▸ Dataset excerpt:
□ □ □ □ □
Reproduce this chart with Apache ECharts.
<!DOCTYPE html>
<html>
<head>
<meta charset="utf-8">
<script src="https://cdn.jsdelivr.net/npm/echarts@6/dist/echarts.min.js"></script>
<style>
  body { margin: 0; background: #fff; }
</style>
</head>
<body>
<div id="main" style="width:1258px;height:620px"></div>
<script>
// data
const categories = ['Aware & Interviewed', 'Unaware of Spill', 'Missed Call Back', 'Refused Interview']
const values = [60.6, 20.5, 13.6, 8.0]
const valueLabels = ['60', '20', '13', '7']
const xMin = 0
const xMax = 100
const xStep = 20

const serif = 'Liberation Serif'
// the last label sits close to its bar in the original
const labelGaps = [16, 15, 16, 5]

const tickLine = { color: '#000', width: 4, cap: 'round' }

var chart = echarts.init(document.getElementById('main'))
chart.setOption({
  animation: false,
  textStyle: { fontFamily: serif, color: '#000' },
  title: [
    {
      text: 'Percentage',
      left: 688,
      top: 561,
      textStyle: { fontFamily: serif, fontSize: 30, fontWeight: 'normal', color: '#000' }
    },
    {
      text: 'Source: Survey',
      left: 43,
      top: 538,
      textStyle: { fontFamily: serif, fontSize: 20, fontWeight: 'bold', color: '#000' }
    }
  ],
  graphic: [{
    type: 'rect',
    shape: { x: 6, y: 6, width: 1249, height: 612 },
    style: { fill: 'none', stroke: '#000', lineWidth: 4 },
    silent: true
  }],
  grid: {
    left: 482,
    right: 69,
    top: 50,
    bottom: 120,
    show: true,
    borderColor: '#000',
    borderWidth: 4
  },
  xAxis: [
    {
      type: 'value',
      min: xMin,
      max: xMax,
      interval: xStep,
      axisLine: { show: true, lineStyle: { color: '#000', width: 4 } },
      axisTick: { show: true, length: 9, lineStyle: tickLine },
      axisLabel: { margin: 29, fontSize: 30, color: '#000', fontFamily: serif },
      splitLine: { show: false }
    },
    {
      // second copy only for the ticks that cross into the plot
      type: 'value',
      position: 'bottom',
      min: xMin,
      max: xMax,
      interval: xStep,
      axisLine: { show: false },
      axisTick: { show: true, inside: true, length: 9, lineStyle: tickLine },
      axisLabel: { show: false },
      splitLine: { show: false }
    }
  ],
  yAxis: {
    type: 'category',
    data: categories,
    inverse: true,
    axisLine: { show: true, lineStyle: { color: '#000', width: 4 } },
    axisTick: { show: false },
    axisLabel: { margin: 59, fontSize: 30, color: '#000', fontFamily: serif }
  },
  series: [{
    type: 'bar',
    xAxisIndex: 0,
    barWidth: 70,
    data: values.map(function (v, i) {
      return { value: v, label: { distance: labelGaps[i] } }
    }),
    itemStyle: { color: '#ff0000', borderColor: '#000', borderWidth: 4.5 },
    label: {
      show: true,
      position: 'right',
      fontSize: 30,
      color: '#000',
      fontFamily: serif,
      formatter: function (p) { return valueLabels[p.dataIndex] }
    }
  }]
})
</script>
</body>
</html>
□ □ □ □ □
▸ Do this: Beginning at the first line above, repeat exactly until the line containing "4, cap: 'round'", which is included.

▸ Correct result:
Reproduce this chart with Apache ECharts.
<!DOCTYPE html>
<html>
<head>
<meta charset="utf-8">
<script src="https://cdn.jsdelivr.net/npm/echarts@6/dist/echarts.min.js"></script>
<style>
  body { margin: 0; background: #fff; }
</style>
</head>
<body>
<div id="main" style="width:1258px;height:620px"></div>
<script>
// data
const categories = ['Aware & Interviewed', 'Unaware of Spill', 'Missed Call Back', 'Refused Interview']
const values = [60.6, 20.5, 13.6, 8.0]
const valueLabels = ['60', '20', '13', '7']
const xMin = 0
const xMax = 100
const xStep = 20

const serif = 'Liberation Serif'
// the last label sits close to its bar in the original
const labelGaps = [16, 15, 16, 5]

const tickLine = { color: '#000', width: 4, cap: 'round' }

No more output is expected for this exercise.